## Goal
Skip all pictures. Write out the data below from its first line through the line that contains "from bokeh.resources import INLINE".

## Material provided
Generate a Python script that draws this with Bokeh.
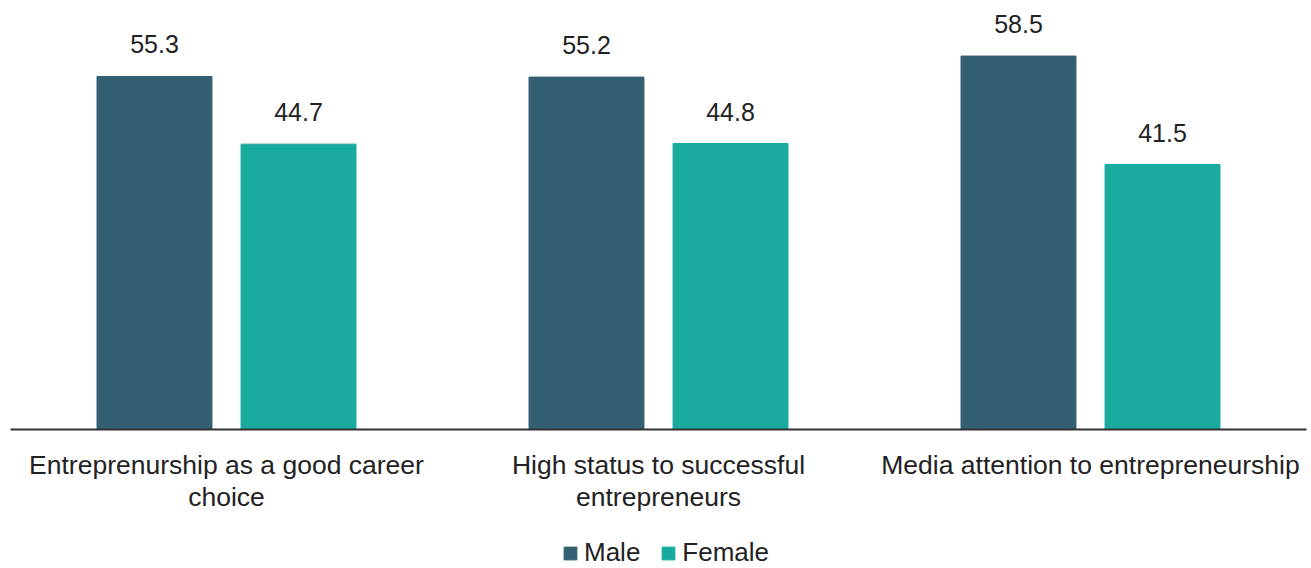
from bokeh.plotting import figure
from bokeh.layouts import column
from bokeh.models import ColumnDataSource, FactorRange, Range1d, Legend, LegendItem, LabelSet
from bokeh.core.properties import value
from bokeh.transform import dodge
from bokeh.embed import file_html
from bokeh.resources import INLINE

categories = ["Entreprenurship as a good career\nchoice",
              "High status to successful\nentrepreneurs",
              "Media attention to entrepreneurship"]
male = [55.3, 55.2, 58.5]
female = [44.7, 44.8, 41.5]
series = ["Male", "Female"]
colors = ["#325f72", "#19aa9f"]

src = ColumnDataSource(dict(cat=categories, male=male, female=female,
                            male_lbl=[f"{v:.1f}" for v in male],
                            female_lbl=[f"{v:.1f}" for v in female]))

FONT = "Liberation Sans"
p = figure(width=1311, height=514, x_range=FactorRange(*categories, range_padding=0),
           y_range=Range1d(0, 67.2), output_backend="svg", toolbar_location=None,
           min_border_left=10, min_border_right=5, min_border_top=0, min_border_bottom=85)

p.vbar(x=dodge("cat", -0.1667, range=p.x_range), top="male", width=0.266,
       source=src, color=colors[0])
p.vbar(x=dodge("cat", 0.1667, range=p.x_range), top="female", width=0.266,
       source=src, color=colors[1])

for col, lbl, off in [("male", "male_lbl", -0.1667), ("female", "female_lbl", 0.1667)]:
    ls = LabelSet(x=dodge("cat", off, range=p.x_range), y=col, text=lbl, source=src,
                  text_align="center", text_baseline="alphabetic", y_offset=23,
                  text_font=value(FONT), text_font_size="25px", text_color="#222222")
    p.add_layout(ls)

p.yaxis.visible = False
p.xgrid.visible = False
p.ygrid.visible = False
p.outline_line_color = None
p.xaxis.axis_line_color = "#333333"
p.xaxis.axis_line_width = 2
p.xaxis.major_tick_line_color = None
p.xaxis.minor_tick_line_color = None
p.xaxis.major_label_text_font = FONT
p.xaxis.major_label_text_font_size = "26.5px"
p.xaxis.major_label_text_color = "#222222"
p.xaxis.major_label_text_line_height = 1.08
p.xaxis.major_label_standoff = 14

# legend strip
p2 = figure(width=1311, height=54, x_range=Range1d(0, 1), y_range=Range1d(0, 1),
            output_backend="svg", toolbar_location=None, min_border=0)
p2.axis.visible = False
p2.grid.visible = False
p2.outline_line_color = None
hidden = ColumnDataSource(dict(x=[-50.0], top=[-50.0]))
l1 = p2.vbar(x="x", top="top", width=0.1, source=hidden, color=colors[0])
l2 = p2.vbar(x="x", top="top", width=0.1, source=hidden, color=colors[1])
legend = Legend(items=[LegendItem(label=series[0], renderers=[l1]),
                       LegendItem(label=series[1], renderers=[l2])],
                orientation="horizontal", location=(552, 0),
                label_text_font=FONT, label_text_font_size="26px", label_text_color="#222222",
                glyph_width=16, glyph_height=16, spacing=20, label_standoff=6,
                border_line_color=None, background_fill_alpha=0, padding=0, margin=0)
p2.add_layout(legend, "center")

layout = column(p, p2, spacing=0)
open("out.html", "w").write(file_html(layout, INLINE))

## Exercise answer
Generate a Python script that draws this with Bokeh.
from bokeh.plotting import figure
from bokeh.layouts import column
from bokeh.models import ColumnDataSource, FactorRange, Range1d, Legend, LegendItem, LabelSet
from bokeh.core.properties import value
from bokeh.transform import dodge
from bokeh.embed import file_html
from bokeh.resources import INLINE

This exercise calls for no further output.